Creating a Git Workflow
While working on code, it is important to follow a solid Git workflow that separates development from production. I make the distinction between working alone or working in a team here because you shouldn’t over complicate things. Needing to approve your own PRs from the Feature branch is non-sense if you are the only one working on the project.
My usual approach contains at least the following branches:
- Main: this is your production branch and should only contain versions of the code that are fully production-ready. You should not push directly to main but rather merge from a development branch.
- Develop: this is your development branch and should contain the latest version of the code that is not yet production-ready. You should only push directly to this branch if you are the sole programmer. Otherwise, merge from a feature branch.
This results in the following structure:
If you are working in a team, it is important to have a proper workflow with code reviewers and testers before anything is merged into the development branch to prevent issues from occurring in a feature branch from someone else that is not related to the code changes. The following branches should be included:
- Feature: these are your feature branches and should contain the code that you are working on. It will push to the development branch through PRs. These contain many different feature branches based on the feature that is being worked on and is dropped once the feature is merged into the development branch. For simplicity sake, in the graph below I merged the feature branches into one but in reality, there are many more.

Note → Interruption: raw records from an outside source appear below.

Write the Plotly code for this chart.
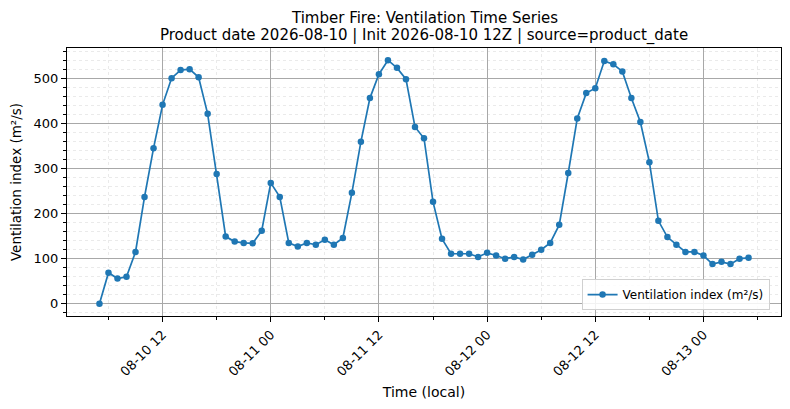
import pandas as pd
import plotly.graph_objects as go

# hourly ventilation index, starting 2026-08-10 05:00 local
start_time = "2026-08-10 05:00"
vent_index = [
    0, 69, 56, 60, 115, 237, 345, 441, 500, 518,
    520, 502, 421, 288, 149, 138, 135, 134, 162, 268,
    237, 135, 127, 135, 131, 142, 131, 146, 246, 359,
    456, 509, 540, 523, 498, 392, 367, 226, 144, 111,
    111, 111, 104, 113, 107, 100, 104, 98, 109, 120,
    135, 175, 290, 411, 467, 478, 538, 531, 515, 456,
    403, 314, 184, 148, 131, 115, 115, 107, 88, 93,
    88, 100, 102,
]
times = pd.date_range(start_time, periods=len(vent_index), freq="h")

title_lines = [
    "Timber Fire: Ventilation Time Series",
    "Product date 2026-08-10 | Init 2026-08-10 12Z | source=product_date",
]
series_name = "Ventilation index (m²/s)"

fig = go.Figure()
fig.add_trace(go.Scatter(
    x=times, y=vent_index, mode="lines+markers", name=series_name,
    line=dict(color="#1f77b4", width=1.7),
    marker=dict(color="#1f77b4", size=6.5),
))

axis_common = dict(
    showline=True, linecolor="black", linewidth=1, mirror=True,
    ticks="outside", ticklen=5, tickcolor="black",
    showgrid=True, gridcolor="#a8a8a8", gridwidth=0.8,
    zeroline=False, tickfont=dict(size=13, color="black"),
    automargin=False,
)
minor_grid = dict(ticks="outside", ticklen=3, tickcolor="black",
                  showgrid=True, gridcolor="#eaeaea", griddash="dot", gridwidth=0.8)

fig.update_xaxes(
    **axis_common,
    range=["2026-08-10 01:24", "2026-08-13 08:36"],
    tick0="2026-08-10 00:00", dtick=12 * 3600 * 1000,
    tickformat="%m-%d %H", tickangle=-45,
    minor=dict(dtick=6 * 3600 * 1000, **minor_grid),
    title=dict(text="Time (local)", font=dict(size=14, color="black"), standoff=9),
)
fig.update_yaxes(
    **axis_common,
    range=[-27, 567], tick0=0, dtick=100,
    minor=dict(dtick=20, **minor_grid),
    title=dict(text=series_name, font=dict(size=13.5, color="black"), standoff=8),
)

# two-line title centred over the plot area
for i, line in enumerate(title_lines):
    fig.add_annotation(
        text=line, x=0.5, y=1, xref="paper", yref="paper",
        xanchor="center", yanchor="bottom", showarrow=False,
        yshift=1 + (len(title_lines) - 1 - i) * 18,
        font=dict(size=15, color="black"),
    )

fig.update_layout(
    width=790, height=409,
    margin=dict(l=67, r=9, t=48, b=93),
    paper_bgcolor="white", plot_bgcolor="white",
    font=dict(family="DejaVu Sans", color="black"),
    legend=dict(x=0.984, y=0.022, xanchor="right", yanchor="bottom",
                bgcolor="rgba(255,255,255,0.85)", bordercolor="#d0d0d0", borderwidth=1,
                font=dict(size=12, color="black"), itemwidth=30),
    showlegend=True,
)

# page body margin would shift the figure, drop it
fig.write_html("out.html", config={"displayModeBar": False},
               post_script="document.body.style.margin='0';")
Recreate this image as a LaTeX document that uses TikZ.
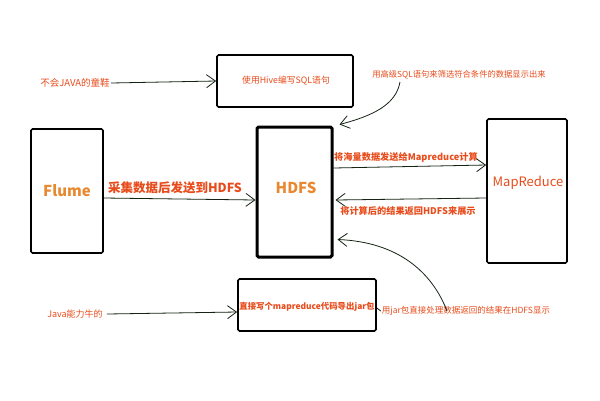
\documentclass[tikz,border=0pt]{standalone}
\usepackage{fontspec}
\setmainfont{Noto Sans CJK SC}
\usetikzlibrary{arrows.meta}
\definecolor{lblred}{RGB}{232,76,28}
\definecolor{lblorange}{RGB}{232,137,48}
\definecolor{inkline}{RGB}{20,35,20}
\tikzset{
  box/.style={draw=black,line width=1.7pt,rounded corners=1.5pt,inner sep=0pt},
  lbl/.style={text=lblred,inner sep=1pt,font=\fontsize{8.5}{10}\selectfont},
  big/.style={inner sep=0pt,font=\fontsize{15}{17}\selectfont\bfseries},
  arr/.style={draw=inkline,line width=0.8pt,-{Straight Barb[length=9pt,width=13pt]}},
  plain/.style={draw=inkline,line width=0.8pt}
}
\begin{document}
\begin{tikzpicture}[x=1pt,y=-1pt]
\useasboundingbox[fill=white] (0,0) rectangle (600,400);
% boxes
\node[box,minimum width=136pt,minimum height=52pt] (hive) at (285,81) {};
\node[box,minimum width=72pt,minimum height=124pt] (flume) at (67,191) {};
\node[box,line width=3pt,minimum width=75pt,minimum height=130pt] (hdfs) at (294.5,192) {};
\node[box,minimum width=80pt,minimum height=144pt] (mr) at (527,191) {};
\node[box,minimum width=138pt,minimum height=52pt] (jar) at (307,305) {};
% box texts
\node[lbl,font=\fontsize{8.8}{10}\selectfont] (hivet) at (286,81) {使用Hive编写SQL语句};
\node[big,text=lblorange] (flumet) at (67,191) {Flume};
\node[big,text=lblorange] (hdfst) at (296,188) {HDFS};
\node[big,text=lblred,font=\fontsize{13}{15}\selectfont] (mrt) at (528,183) {MapReduce};
\node[lbl,font=\fontsize{8.4}{10}\selectfont\bfseries] (jart) at (307,307) {直接写个mapreduce代码导出jar包};
% labels
\node[lbl,font=\fontsize{9.5}{11}\selectfont] (t1) at (75,83) {不会JAVA的童鞋};
\node[lbl,font=\fontsize{8.3}{10}\selectfont] (t2) at (459,75) {用高级SQL语句来筛选符合条件的数据显示出来};
\node[lbl,font=\fontsize{12.5}{14}\selectfont\bfseries] (t3) at (175,188) {采集数据后发送到HDFS};
\node[lbl,font=\fontsize{9.2}{11}\selectfont\bfseries] (t4) at (406,157) {将海量数据发送给Mapreduce计算};
\node[lbl,font=\fontsize{9.2}{11}\selectfont\bfseries] (t5) at (408,211) {将计算后的结果返回HDFS来展示};
\node[lbl,font=\fontsize{9}{10}\selectfont] (t6) at (75,314) {Java能力牛的};
\node[lbl,font=\fontsize{8.5}{10}\selectfont] (t7) at (466,311) {用jar包直接处理数据返回的结果在HDFS显示};
% connectors
\draw[arr] (t1.east) -- (hive.west);
\draw[arr] ([yshift=-7pt]flume.east) -- ([yshift=-8pt]hdfs.west);
\draw[arr] ([yshift=24pt]hdfs.east) -- ([yshift=26pt]mr.east -| mr.west);
\draw[arr] ([yshift=-7pt]mr.west) -- ([yshift=-8pt,xshift=2pt]hdfs.east);
\coordinate (c2) at (400,82);
\draw[arr] (c2) .. controls (396,105) and (372,116) .. ([xshift=6pt,yshift=1pt]hdfs.north east);
\draw[arr] ([xshift=3pt]t6.east) -- ([yshift=-7pt]jar.west);
\draw[plain] ([yshift=-3pt]jar.east) -- ([yshift=0pt]t7.west);
\coordinate (c7) at (447,311);
\draw[arr] (c7) .. controls (432,272) and (398,242) .. ([xshift=4pt,yshift=19pt]hdfs.south east);
\end{tikzpicture}
\end{document}
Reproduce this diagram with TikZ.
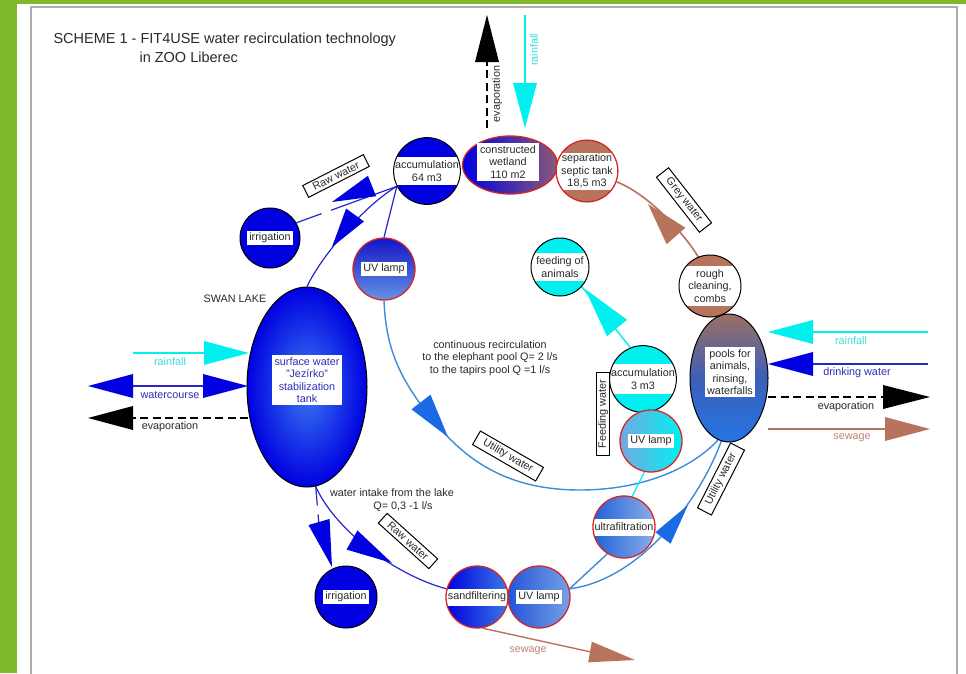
\documentclass[tikz,border=0pt]{standalone}
\usepackage{fontspec}
\setmainfont{Liberation Sans}
\usetikzlibrary{calc,shapes.geometric}
\definecolor{bgreen}{HTML}{7DB92A}
\definecolor{fblue}{HTML}{0000E0}
\definecolor{lineblue}{HTML}{2828C8}
\definecolor{acyan}{HTML}{00F0F0}
\definecolor{tcyan}{HTML}{3ADCDC}
\definecolor{brn}{HTML}{B8735C}
\definecolor{tbrn}{HTML}{BC8570}
\definecolor{rimred}{HTML}{D42828}
\definecolor{skyline}{HTML}{3C8CDC}
\definecolor{arrblue}{HTML}{1A6AE6}
\definecolor{txt}{HTML}{2A2A2A}
\definecolor{tblue}{HTML}{2E2EB4}
\definecolor{wetbrn}{HTML}{8A5A78}
\definecolor{poolbrn}{HTML}{9C6E62}
\definecolor{poolmid}{HTML}{3D5FB8}
\definecolor{poolblue}{HTML}{2474E4}
\definecolor{swanin}{HTML}{3A7CF2}
\definecolor{uvrl}{HTML}{74A8E2}
\definecolor{uvltop}{HTML}{1414C4}
\definecolor{uvlbot}{HTML}{6494E4}
\definecolor{sandr}{HTML}{3C78E4}
\definecolor{uvbl}{HTML}{2454DA}
\definecolor{uvbr}{HTML}{74A2E4}
\definecolor{ultl}{HTML}{2060D8}
\definecolor{ultr}{HTML}{8CB0E8}
\pgfdeclarelayer{back}
\pgfdeclarelayer{lines}
\pgfsetlayers{back,lines,main}
\newcommand\bigtri[4][fblue]{\fill[#1] (#2) -- ($(#3)!#4!90:(#2)$) -- ($(#3)!#4!-90:(#2)$) -- cycle;}
\begin{document}
\begin{tikzpicture}[x=1pt,y=-1pt,
  every node/.style={text=txt, font=\fontsize{10.8}{12.5}\selectfont},
  circ/.style={circle, minimum size=#1, inner sep=0pt, align=center, line width=1pt},
  band/.style={path picture={\fill[white] ([yshift=-#1]path picture bounding box.west) rectangle ([yshift=#1]path picture bounding box.east);}},
  lbl/.style={fill=white, inner sep=2.2pt, align=center},
  boxlbl/.style={draw=black, fill=white, line width=1pt, inner xsep=8.5pt, inner ysep=2.8pt},
  bline/.style={draw=lineblue, line width=1.2pt},
  sline/.style={draw=skyline, line width=1.4pt},
  cline/.style={draw=acyan, line width=1.4pt},
  brline/.style={draw=brn, line width=1.6pt},
  kdash/.style={draw=black, line width=1.4pt, dash pattern=on 8pt off 4.5pt},
]
\useasboundingbox (0,0) rectangle (966,673);
\begin{pgfonlayer}{back}
\fill[bgreen] (0,0) rectangle (966,673);
\fill[white] (17,4) rectangle (966,673);
\draw[gray!65, line width=1.3pt] (31,675) -- (31,7) -- (957,7) -- (957,675);
\end{pgfonlayer}

% title
\node[anchor=west, font=\fontsize{14.5}{16}\selectfont] (title1) at (50,40) {SCHEME 1 - FIT4USE water recirculation technology};
\node[anchor=west, font=\fontsize{14.5}{16}\selectfont] (title2) at (136,57) {in ZOO Liberec};

% ---- nodes ----
\node[circ=60pt, band=14pt, draw=black, fill=fblue] (acc64) at (427,171) {accumulation\\64 m3};
\node[ellipse, minimum width=95pt, minimum height=58pt, draw=rimred, line width=1.3pt, left color=fblue, right color=wetbrn, inner sep=0pt] (wetland) at (510,165) {};
\node[lbl, inner xsep=3pt, inner ysep=3pt] (wetlandt) at (508,162) {constructed\\wetland\\110 m2};
\node[circ=61pt, band=18.5pt, draw=rimred, line width=1.3pt, fill=brn] (septic) at (587,171) {separation\\septic tank\\18,5 m3};
\node[circ=62pt, band=20pt, draw=black, fill=brn] (rough) at (710,286) {rough\\cleaning,\\combs};
\node[circ=58pt, band=14pt, draw=black, fill=acyan] (feed) at (560,267) {feeding of\\animals};
\node[circ=62pt, band=15pt, draw=black, fill=acyan] (acc3) at (643,379) {accumulation\\3 m3};
\node[circ=62pt, draw=rimred, line width=1.3pt, left color=uvrl, right color=acyan] (uvR) at (651,441) {};
\node[lbl] (uvRt) at (uvR) {UV lamp};
\node[ellipse, minimum width=78pt, minimum height=128pt, draw=black, line width=1pt, top color=poolbrn, bottom color=poolblue, middle color=poolmid, inner sep=0pt] (pools) at (729,378) {};
\node[lbl] (poolst) at (730,372) {pools for\\animals,\\rinsing,\\waterfalls};
\node[ellipse, minimum width=120pt, minimum height=200pt, draw=black, line width=1pt, inner color=swanin, outer color=fblue, inner sep=0pt] (swan) at (307,387) {};
\node[lbl, text=tblue] (swant) at (307,380) {surface water\\"Jezírko"\\stabilization\\tank};
\node[circ=60pt, draw=black, fill=fblue] (irrT) at (270,238) {};
\node[lbl] (irrTt) at (irrT) {irrigation};
\node[circ=62pt, draw=rimred, line width=1.3pt, top color=uvltop, bottom color=uvlbot] (uvL) at (384,269) {};
\node[lbl] (uvLt) at (uvL) {UV lamp};
\node[circ=62pt, draw=black, fill=fblue] (irrB) at (346,597) {};
\node[lbl] (irrBt) at (irrB) {irrigation};
\node[circ=62pt, band=8.5pt, draw=rimred, line width=1.3pt, left color=fblue, right color=sandr] (sand) at (477,597) {sandfiltering};
\node[circ=62pt, draw=rimred, line width=1.3pt, left color=uvbl, right color=uvbr] (uvB) at (539,597) {};
\node[lbl] (uvBt) at (uvB) {UV lamp};
\node[circ=62pt, band=8.5pt, draw=rimred, line width=1.3pt, left color=ultl, right color=ultr] (ultra) at (624,527) {ultrafiltration};

\node (swanlake) at (235,299) {SWAN LAKE};
\node[align=center] (recirc) at (490,358) {continuous recirculation\\to the elephant pool Q= 2 l/s\\to the tapirs pool Q =1 l/s};
\node[align=center] (intake) at (392,500) {water intake from the lake\\\hspace*{22pt}Q= 0,3 -1 l/s};

% ---- free ends ----
\coordinate (evapTopBase) at (487,62);
\coordinate (evapTopEnd) at (487,128);
\coordinate (rainTopStart) at (525,15);
\coordinate (rainTopBase) at (525,84);
\coordinate (rainLs) at (133,353);
\coordinate (rainLb) at (205,353);
\coordinate (wcA) at (133,386);
\coordinate (wcB) at (204,386);
\coordinate (evLs) at (248,418);
\coordinate (evLb) at (132,418);
\coordinate (rainRs) at (928,332);
\coordinate (rainRb) at (812,332);
\coordinate (drinkRs) at (928,364);
\coordinate (drinkRb) at (812,364);
\coordinate (evRs) at (768,397);
\coordinate (evRb) at (884,397);
\coordinate (sewRs) at (768,429);
\coordinate (sewRb) at (886,429);
\coordinate (sewBb) at (591,652);
\coordinate (hub) at (acc64.207);
\coordinate (swanBot) at (swan.-85);

% ---- connectors ----
\begin{pgfonlayer}{lines}
\draw[kdash] (evapTopEnd) -- (evapTopBase);
\draw[cline] (rainTopStart) -- (rainTopBase);
\draw[bline, dash pattern=on 70pt off 10pt on 60pt] (hub) -- (irrT.30);
\draw[bline] (hub) .. controls (365,205) and (322,255) .. (swan.north);
\draw[bline] (hub) -- (uvL.north);
\draw[sline] (uvL.south) .. controls (386,350) and (400,385) .. (448,437)
   .. controls (480,470) and (520,490) .. (580,490)
   .. controls (640,490) and (690,470) .. (pools.-100);
\draw[cline] (acc3.112) -- (feed.-42);
\draw[cline, line width=1.2pt] (uvR.258) -- (ultra.75);
\draw[brline] (rough.112) .. controls (685,235) and (650,195) .. (septic.-20);
\draw[bline, dash pattern=on 19pt off 9pt on 40pt] (swanBot) -- (319,525);
\draw[bline] (swanBot) .. controls (335,530) and (395,575) .. (sand.165);
\draw[brline, line width=1.4pt] (sand.-80) -- (sewBb);
\draw[sline] (uvB.15) -- (ultra.238);
\draw[sline] (uvB.15) .. controls (640,580) and (700,500) .. (pools.-97);
\draw[cline] (rainLs) -- (rainLb);
\draw[bline] (wcA) -- (wcB);
\draw[kdash] (evLs) -- (evLb);
\draw[cline] (rainRs) -- (rainRb);
\draw[bline] (drinkRs) -- (drinkRb);
\draw[kdash] (evRs) -- (evRb);
\draw[brline, line width=1.4pt] (sewRs) -- (sewRb);
\end{pgfonlayer}

% ---- arrowheads ----
\bigtri[black]{487,15}{487,62}{12pt}
\bigtri[acyan]{525,128}{525,83}{12pt}
\bigtri{332,202}{372,186}{11pt}
\bigtri{332,247}{355,215}{11pt}
\bigtri[arrblue]{448,437}{421,402}{12pt}
\bigtri[acyan]{585,289}{617,328}{13pt}
\bigtri[brn]{648,204}{676,236}{12.5pt}
\bigtri{332,567}{319,522}{11pt}
\bigtri{392,563}{352,540}{11pt}
\bigtri[brn]{635,660}{590,652}{10.5pt}
\bigtri[arrblue]{688,505}{663,538}{9.5pt}
\bigtri[acyan]{249,353}{204,353}{12pt}
\bigtri{248,386}{203,386}{12pt}
\bigtri{88,386}{133,386}{12pt}
\bigtri[black]{88,418}{133,418}{12pt}
\bigtri[acyan]{768,332}{813,332}{12pt}
\bigtri{768,364}{813,364}{12pt}
\bigtri[black]{930,397}{883,397}{12pt}
\bigtri[brn]{930,429}{885,429}{12pt}

% ---- labels ----
\node[rotate=90] (evapT) at (497,94) {evaporation};
\node[rotate=90, text=tcyan] (rainT) at (534,50) {rainfall};
\node[boxlbl, rotate=27] (raw1) at (336,176) {Raw water};
\node[boxlbl, rotate=-52] (grey) at (684,200) {Grey water};
\node[boxlbl, rotate=-30] (util1) at (508,456) {Utility water};
\node[boxlbl, rotate=90, inner xsep=7pt, inner ysep=1.8pt] (feedw) at (603,414) {Feeding water};
\node[boxlbl, rotate=-42] (raw2) at (408,541) {Raw water};
\node[boxlbl, rotate=63] (util2) at (721,479) {Utility water};
\node[text=tcyan] (rainLt) at (170,362) {rainfall};
\node[text=tblue] (wcT) at (170,395) {watercourse};
\node (evLt) at (170,427) {evaporation};
\node[text=tcyan] (rainRt) at (851,341) {rainfall};
\node[text=tblue] (drinkRt) at (857,373) {drinking water};
\node (evRt) at (846,407) {evaporation};
\node[text=tbrn] (sewRt) at (852,438) {sewage};
\node[text=tbrn] (sewBt) at (528,651) {sewage};
\end{tikzpicture}
\end{document}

- Hotfix: this is your hotfix branch and should contain the code that is required to fix a bug in production. This is only used in the rare case that a bug is found in production and needs to be fixed immediately.
This results in the following structure:
This is my way of doing things but there are many other ways to do this. The most important thing is that you have a workflow in place that works for you and your team and makes a proper distinction between production and development.